There are two theories of distilling, West explained:

  1. Remove the liquid from a high temperature when it is a “neutral spirit” without much flavor and then add flavors in;
  2. Distill more slowly so as to bring out the flavor of the underlying agricultural product forward, i.e. malt whiskey, apple brandy, and so on.

The latter method is gaining in popularity, after years of big companies dominating the standard markets for whiskey, rum, vodka, among other “liquors”.

West uses only the heritage apples that have been on the island in its orchard heydey, early in the 1900s. Then, there were over 30 varieties. Those that remained are not attractive-looking but have more flavor and distill into wonderful brandy, West claims. Cultivation of old apple varieties is compatible with tourism but not dependent on tourism.

In winning his award from the US Distillers, West said,  “The apples are what make us great. I’d like to thank the entire community, our family and our friends, we couldn’t have won without your help and support….and I’d like to encourage you to grow more apples”

Orcas Island Distillery also produces gin in a 500-year old style. West says, “We want to stay a traditional model. There’s lots of ways to go high-tech, but we can make truly classic spirits with what we have available. We sell a little bit locally, and expand distribution, but there’s a very limited supply of apples and pears.”

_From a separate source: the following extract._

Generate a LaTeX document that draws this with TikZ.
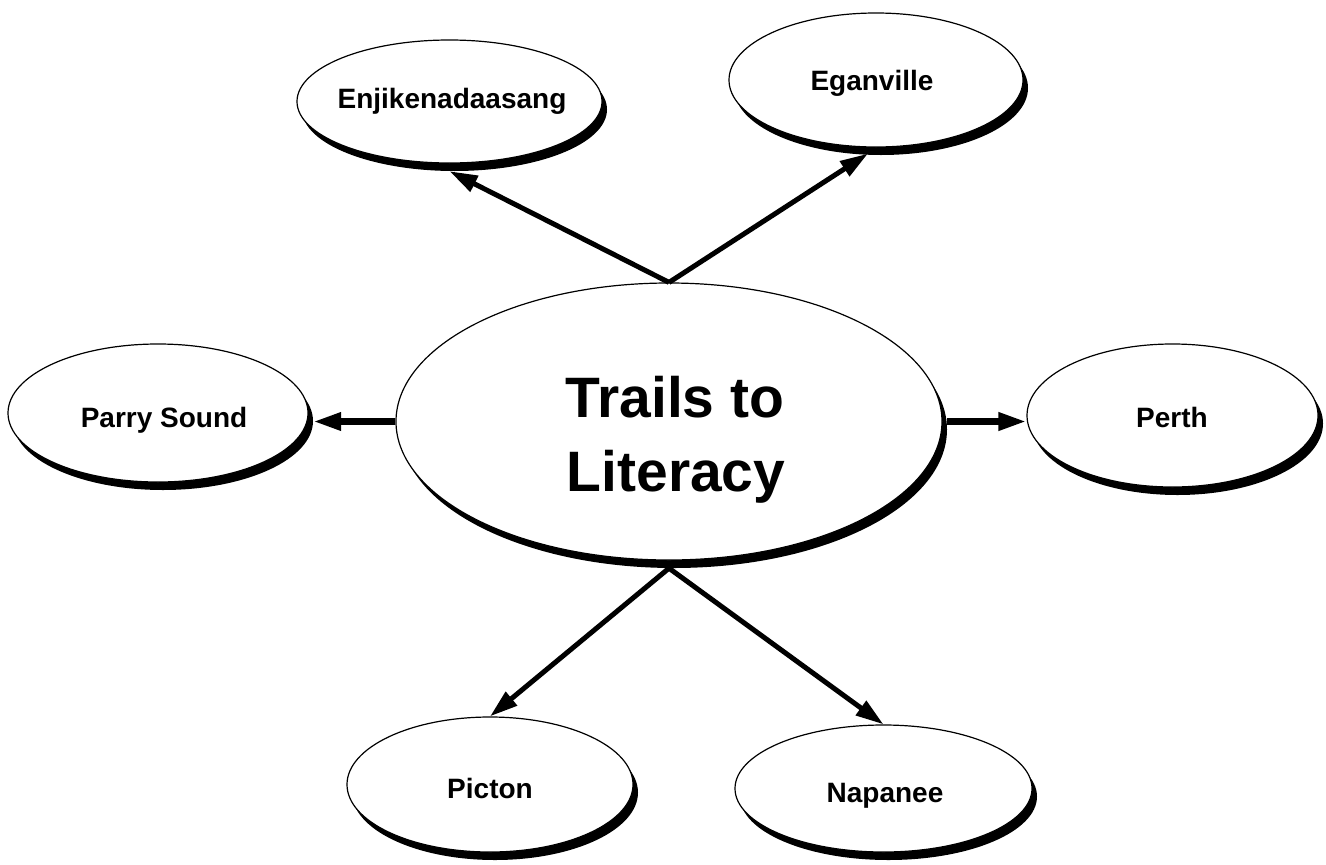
\documentclass[tikz,border=0pt]{standalone}
\usepackage{fontspec}
\setmainfont{Liberation Sans}
\usetikzlibrary{shapes.geometric,arrows.meta,calc}

% an ellipse with a black drop shadow to its lower right
\newcommand\bubblenode[5]{%
  \node[drop, minimum width=#4, minimum height=#5] (#1-s) at (#2+5,#3+8) {};
  \node[bubble, minimum width=#4, minimum height=#5] (#1) at (#2,#3) {};}

\begin{document}
\begin{tikzpicture}[x=1pt,y=-1pt,
  bubble/.style={ellipse, draw=black, line width=1.2pt, fill=white, inner sep=0pt},
  drop/.style={ellipse, fill=black, inner sep=0pt},
  townlabel/.style={anchor=base, inner sep=0pt, font=\fontsize{28}{34}\selectfont\bfseries},
  titlelabel/.style={anchor=base, inner sep=0pt, font=\fontsize{57}{74}\selectfont\bfseries},
  link/.style={line width=5pt, -{Triangle[length=28pt,width=17pt]}},
  widelink/.style={link, line width=6.5pt}]

\useasboundingbox (0,0) rectangle (1326,865);

% places
\bubblenode{centre}{669}{421.5}{546pt}{277pt}
\bubblenode{enji}{449.5}{101.5}{305pt}{123pt}
\bubblenode{egan}{876}{80}{294pt}{134pt}
\bubblenode{parry}{158}{413}{300pt}{138pt}
\bubblenode{perth}{1172.5}{415.5}{291pt}{143pt}
\bubblenode{pict}{490}{784.5}{286pt}{135pt}
\bubblenode{nap}{883.5}{788.5}{297pt}{127pt}

% labels
\node[titlelabel] (title1) at (675,417) {Trails to};
\node[titlelabel] (title2) at (676,491) {Literacy};
\node[townlabel] (enji-t)  at (452,108)  {Enjikenadaasang};
\node[townlabel] (egan-t)  at (872,90)   {Eganville};
\node[townlabel] (parry-t) at (164,427)  {Parry Sound};
\node[townlabel] (perth-t) at (1172,427) {Perth};
\node[townlabel] (pict-t)  at (490,798)  {Picton};
\node[townlabel] (nap-t)   at (885,802)  {Napanee};

% connectors
\draw[link] (centre.north) -- (enji.south |- enji-s.south);
\draw[link] (centre.north) -- ($(egan.south)+(-8,6)$);
\draw[widelink] (centre.west) -- (centre.west -| parry-s.east);
\draw[widelink] (centre-s.east |- centre.east) -- (centre.east -| perth.west);
\draw[link] (centre-s.south -| centre.south) -- (pict.north);
\draw[link] (centre-s.south -| centre.south) -- (nap.north);
\end{tikzpicture}
\end{document}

He owns two copper stills, (pictured above) the larger is registered and can be used under federal regulations. He encourages islanders to keep their land in agriculture and to grow more of the heritage apples, and to contact him when harvest time comes. West  pays “a small amount of money” for the apples; he can be contacted by email at distiller@orcasislanddistillery.com

While heady from the awards, West is not resting on his laurels but is looking ahead. “After barrel aging, Eau de Vie loses its youthful flavor and evolves into another exquisite spirit that is most like a fine Cognac or Armagnac,” West says.” I can’t wait until next year’s competition to enter our island-made Aged Apple Brandy. It’s really going to be good!”